First, as the Center for Democracy and Technology points out in the BBC article above, there is a potential chilling effect. Content hosting sites might limit their functionality for younger users since they rely on posted data for their advertising revenue, due to legal uncertainty. This is a fair concern, but one that likely will not come to pass. The California law does not permit a person to delete reposts of their content or have the content deleted from the site’s servers. These limitations ensure that some value remains in what younger internet users post to sites like Facebook or Twitter, even if these users can delete the original post. Facebook can, for example, still analyze whatever marketing data produced by the status (even if it is deleted) because they retain a copy of it.
The second concern, as addressed by law professor Jeffery Rosen in the Stanford Law Review, is more difficult to navigate. There are free speech concerns in allowing individuals to potentially shape what others have to say about them online. People could potentially abuse the right to be forgotten to squelch criticism. Even without a right to be forgotten, people occasionally try to force other internet users to take down embarrassing information about them.
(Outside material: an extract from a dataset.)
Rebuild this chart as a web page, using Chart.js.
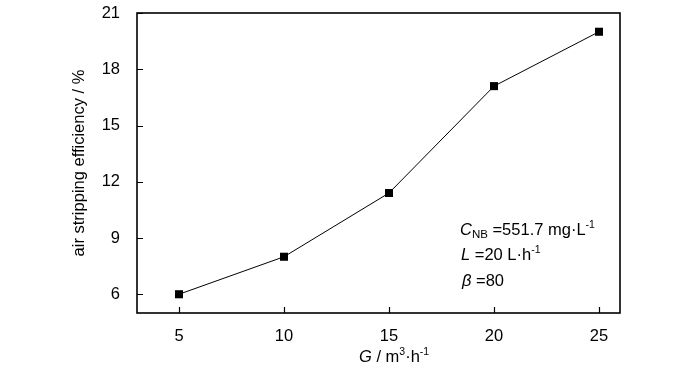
<!DOCTYPE html>
<html>
<head>
<meta charset="utf-8">
<script src="https://cdn.jsdelivr.net/npm/chart.js@4"></script>
<style>
  body { margin: 0; background: #fff; }
  canvas { display: block; }
</style>
</head>
<body>
<canvas id="chart" width="700" height="373"></canvas>
<script>
const gasFlow = [5, 10, 15, 20, 25];
const efficiency = [6.0, 8.0, 11.4, 17.1, 20.0];
const xTicks = [5, 10, 15, 20, 25];
const yTicks = [6, 9, 12, 15, 18, 21];

const FONT = "'Liberation Sans', Arial, sans-serif";

// draw a run of text pieces: [text, size, italic, dy]
function drawRuns(ctx, x, y, runs) {
  runs.forEach(([text, size, italic, dy]) => {
    ctx.font = (italic ? "italic " : "") + size + "px " + FONT;
    ctx.fillText(text, x, y + (dy || 0));
    x += ctx.measureText(text).width;
  });
}

const framePlugin = {
  id: "frame",
  afterDraw(chart) {
    const ctx = chart.ctx;
    const a = chart.chartArea;
    const xs = chart.scales.x;
    const ys = chart.scales.y;
    ctx.save();
    ctx.strokeStyle = "#000";
    ctx.lineWidth = 1.6;
    ctx.strokeRect(a.left, a.top, a.right - a.left, a.bottom - a.top);

    // inward tick marks
    ctx.lineWidth = 1.2;
    ctx.beginPath();
    xTicks.forEach((v) => {
      const px = Math.round(xs.getPixelForValue(v)) + 0.5;
      ctx.moveTo(px, a.bottom);
      ctx.lineTo(px, a.bottom - 6);
    });
    yTicks.forEach((v) => {
      const py = Math.round(ys.getPixelForValue(v)) + 0.5;
      ctx.moveTo(a.left, py);
      ctx.lineTo(a.left + 6, py);
    });
    ctx.stroke();

    ctx.fillStyle = "#000";
    ctx.textBaseline = "alphabetic";
    ctx.textAlign = "left";

    // conditions text
    drawRuns(ctx, 460, 235, [["C", 16.5, true], ["NB", 11.5, false, 3], [" =551.7 mg\u00b7L", 16.5, false], ["-1", 10.5, false, -7]]);
    drawRuns(ctx, 461, 260, [["L", 16.5, true], [" =20 L\u00b7h", 16.5, false], ["-1", 10.5, false, -7]]);
    drawRuns(ctx, 462, 286, [["\u03b2", 16.5, true], [" =80", 16.5, false]]);

    // x axis title
    drawRuns(ctx, 359, 362, [["G", 16.5, true], [" / m", 16.5, false], ["3", 10.5, false, -7], ["\u00b7h", 16.5, false], ["-1", 10.5, false, -7]]);
    ctx.restore();
  },
};

new Chart(document.getElementById("chart"), {
  type: "line",
  data: {
    labels: gasFlow,
    datasets: [
      {
        data: gasFlow.map((g, i) => ({ x: g, y: efficiency[i] })),
        borderColor: "#000",
        borderWidth: 1,
        pointStyle: "rect",
        pointRadius: 5.7,
        pointBackgroundColor: "#000",
        pointBorderWidth: 0,
        tension: 0,
      },
    ],
  },
  options: {
    responsive: false,
    animation: false,
    layout: { padding: { left: 0, top: 13, right: 80, bottom: 0 } },
    plugins: { legend: { display: false }, tooltip: { enabled: false } },
    scales: {
      x: {
        type: "linear",
        min: 3,
        max: 26,
        grid: { display: false },
        border: { display: false },
        afterBuildTicks: (scale) => {
          scale.ticks = xTicks.map((v) => ({ value: v }));
        },
        afterFit: (scale) => {
          scale.height = 60;
          scale.paddingLeft = 0;
          scale.paddingRight = 0;
        },
        ticks: {
          padding: 6,
          color: "#000",
          font: { family: FONT, size: 16.5 },
        },
      },
      y: {
        min: 5,
        max: 21,
        grid: { display: false },
        border: { display: false },
        afterBuildTicks: (scale) => {
          scale.ticks = yTicks.map((v) => ({ value: v }));
        },
        afterFit: (scale) => {
          scale.width = 137;
          scale.paddingTop = 0;
          scale.paddingBottom = 0;
        },
        ticks: {
          padding: 9,
          color: "#000",
          font: { family: FONT, size: 16.5 },
        },
        title: {
          display: true,
          text: "air stripping efficiency / %",
          color: "#000",
          font: { family: FONT, size: 16.5 },
          padding: { top: 70, bottom: 0 },
        },
      },
    },
  },
  plugins: [framePlugin],
});
</script>
</body>
</html>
Shortly after the Super Bowl, Beyonce’s publicist tried to get content aggregation site Buzzfeed to remove a number of unflattering photos of the singer. Instead of taking the photos down, Buzzfeed opted to highlight a few of the more humorous photographs. These photographs then moved on to internet meme status as the disagreement became news, highlighting how hard it is to remove information posted by others on the internet. If the right to be forgotten existed at the time, Beyonce and her attorneys might have had the photos removed through a legal order. Furthermore, such a broad right to be forgotten is likely unconstitutional. The Supreme Court stated that the First Amendment protects the right to publish truthful information that one acquired legitimately (Florida Star v. B.J.F., 491 U.S. 524 (1989)). This precedent likely applies to information published by third parties.
In other news, Dish Network’s ad-skipping technology on the Hopper avoided getting enjoined in a Los Angeles Federal court. The ad-skipping software can stay in place until the case concludes. The actual opinion was not released, however, so I can’t say more on that in the meantime.
Finally, Valve announced that they will release their own Linux-based operating system (called SteamOS). While I’m a little skeptical of the odds of getting the whole PC gaming community (or even a large portion of it) to move to Linux, SteamOS does have some neat features worth looking into further. The major intriguing one (for me) is the ability to stream games installed on one device to another device on the same network. As someone who occasionally likes to game in front of his TV (usually playing a strategy game of some type), that sounds like a useful feature.
Anyway, that’s it for today. See everyone on Friday.